Darielle Mason’s Kantha: The Embroidered Quilts of Bengal from the Jill and Sheldon Bonovitz Collection and the Stella Kramrisch Collection of the Philadelphia Museum of Art (Philadelphia: Philadelphia Museum of Art, 2009) constitutes a model of how to make a catalogue about specific collections that far outreaches the task of honoring the collectors in question. Offering acute insights into an important region and an understudied medium, Kantha not only celebrates a lively vernacular textile tradition but also accords, for the first time, a comprehensive, sensitive treatment to this form of women’s domestic, creative, and social expression. In a series of richly grounded, engagingly written essays, Mason and her collaborators—Pika Ghosh, Katherine Hacker, Anne Peranteau, and Niaz Zaman—locate Kantha in wider sociocultural, historical, political, economic, and religious currents while tackling issues sometimes avoided in such studies, such as matters surrounding the quiltmakers’ agency.

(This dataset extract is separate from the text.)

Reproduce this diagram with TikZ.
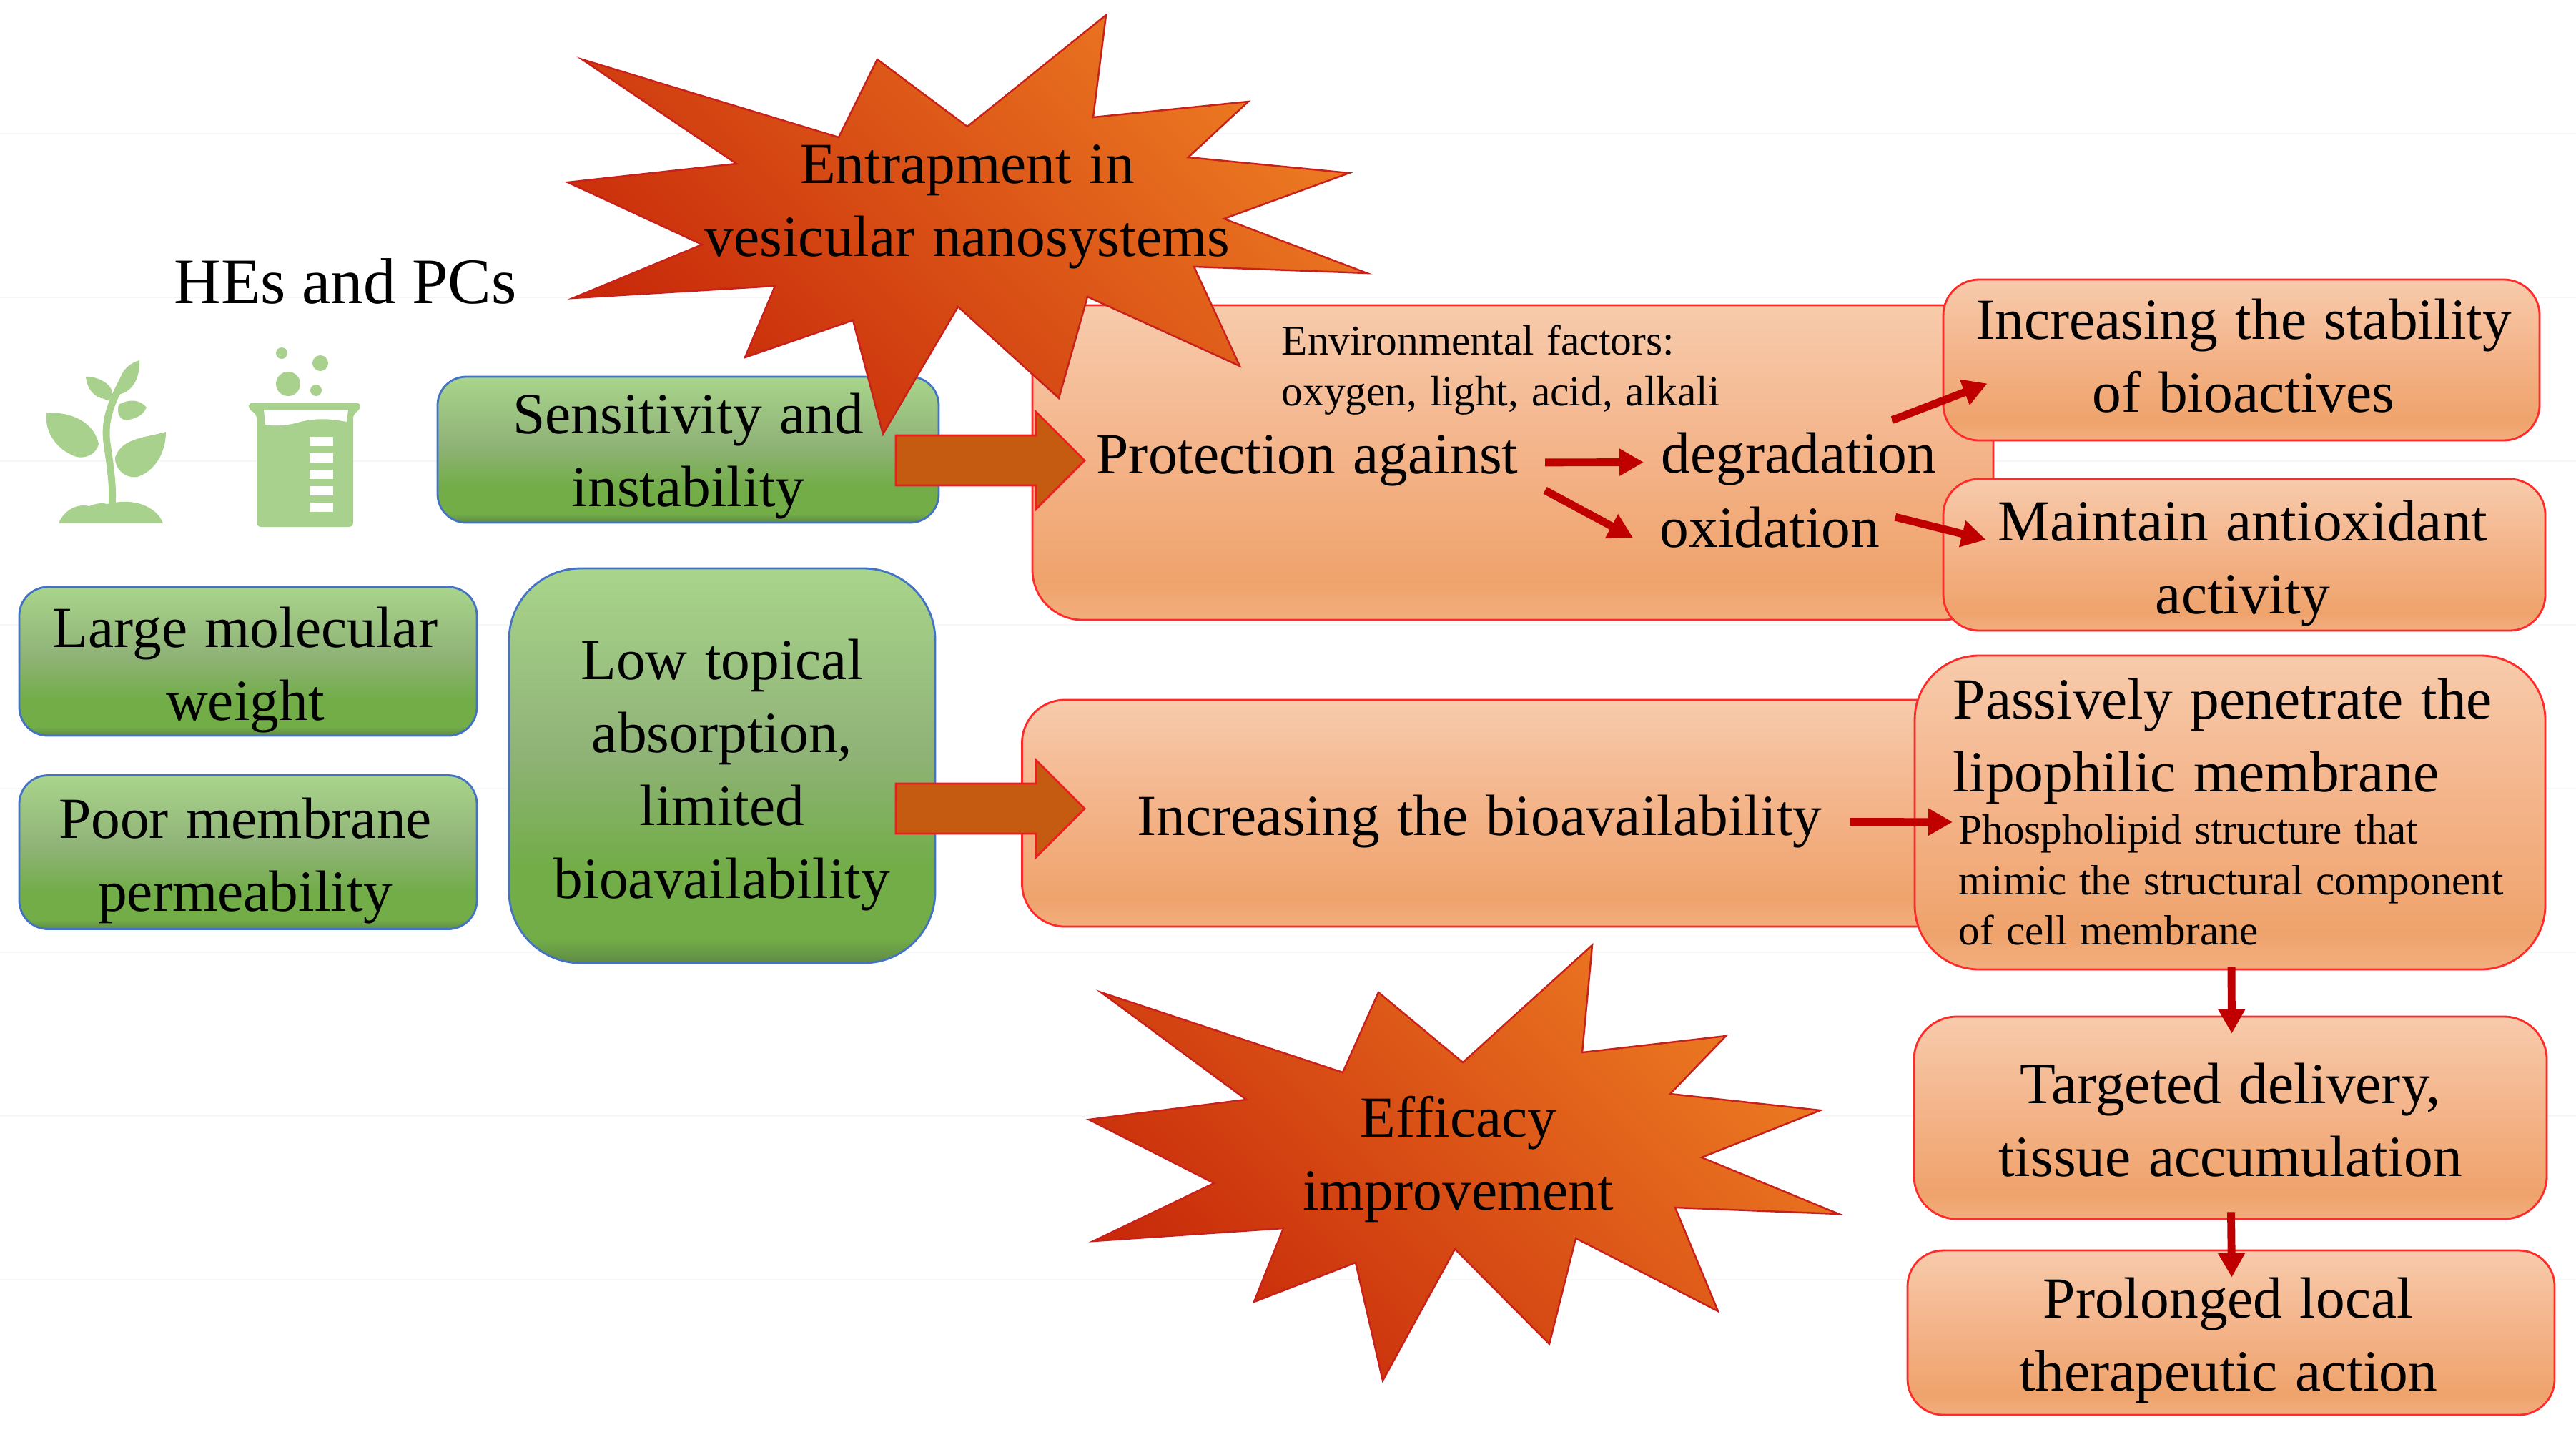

Alfred H. Barr Jr. Award for Smaller Museums, Libraries, and Collections:
Yasufumi Nakamori

Yasufumi Nakamori’s Katsura: Picturing Modernism in Japanese Architecture; Photographs by Ishimoto Yasuhiro (Houston: Museum of Fine Arts, 2010) revisits a book of photographs of an elegant imperial villa in Kyoto, a seventeenth-century structure that interestingly foreshadows Western modernist design. While this errand may sound obscurantist to some, the author has a profoundly fascinating story to tell. It emerges that the architect Tange Kenzō (with Walter Gropius, who authored the original Herbert Bayer–designed book from 1960), extensively altered the vision of Ishimoto, a fledgling photographer, by drastically cropping the images to better align them with Bauhaus aesthetics, and to reinforce his own position in postwar Japanese debates on the relation of the modern to tradition. In this astutely, impeccably produced catalogue, Nakamori importantly rehabilitates Ishimoto’s initial vision of Katsura, reproducing his original, perfectly stunning photographs.

Arthur Kingsley Porter Prize:
Ross Barrett

In “Rioting Refigured: George Henry Hall and the Picturing of American Political Violence,” published in the September 2010 issue of the Art Bulletin, Ross Barrett recovers the history of the artist and a landmark painting of an American laborer. Rooting his analysis in close observation, the author enlivens a work that could easily be dismissed as little more than an academic study of a male model. Calling attention to the title Hall gave his 1858 painting, The Dead Rabbit (a term New Yorkers applied to a street rowdy), to bruises on the man’s torso, and to the brick clutched in his right hand, Barrett identifies the figure as a working class, Irish immigrant. Barrett calls on an arsenal of resources—history, biography, iconography, pedagogical practices in the academy, reports and illustrations in the popular press, theories of the body and spectatorship, and ancillary images of the male athlete in mid-nineteenth-century America—to build a clear and convincing case for reading class conflict and civil disorder in this material body.

Art Journal Award:
Kirsten Swenson, Janet Kraynak, Paul Monty Paret, and Emily Eliza Scott

An impressive, useful, and theoretically significant series of articles, organized by Kirsten Swenson in the Winter 2010 issue of Art Journal, constitutes an exemplary forum on issues in the new genre of Land Use, both inside and outside what is thought of as “art.” Each contribution to “Land Use in Contemporary Art” is socially, economically and conceptually significant, but especially impressive are the differences, particularly in the authors’ descriptions of their approaches and values, particularly the spectrum from a self-conscious nonjudgementalism to explicit activism. Presented with relevant introductions and histories of the issues at hand, the articles taken as a whole are even more compelling and informative than any one of them alone. The Winter 2010 Art Journal will be published later this month.

CAA/Heritage Preservation Award for Distinction in Scholarship and Conservation:
Joyce Hill Stoner

Based at the University of Delaware’s Center for Material Cultural Studies, Joyce Hill Stoner is a highly respected scholar, dynamic, beloved professor, and superb conservator of paintings. As director of the Preservation Studies Doctoral Program, which developed from the first art conversation program in the United States that she founded at her school in 1990, she has developed an interdisciplinary focus on art history and conservation. As one nominator wrote, “three decades ago the prospect of conservation as a scholarly discipline was, at best, nascent if not merely notional. Since that time conservation scholarship has come to embody inquiries that include the investigation of an artist’s materials and techniques, the documentation of a contemporary artist’s ideas and intentions, the history of conservation, the development of new techniques in the conservation of art, to name but a few. Dr. Stoner has contributed essential research in each of these areas and has thereby fundamentally shaped the discipline.” As an art historian, Stoner has contributed numerous articles in journals, book chapters, and exhibition catalogues that attest to a lifetime of scholarly excellence.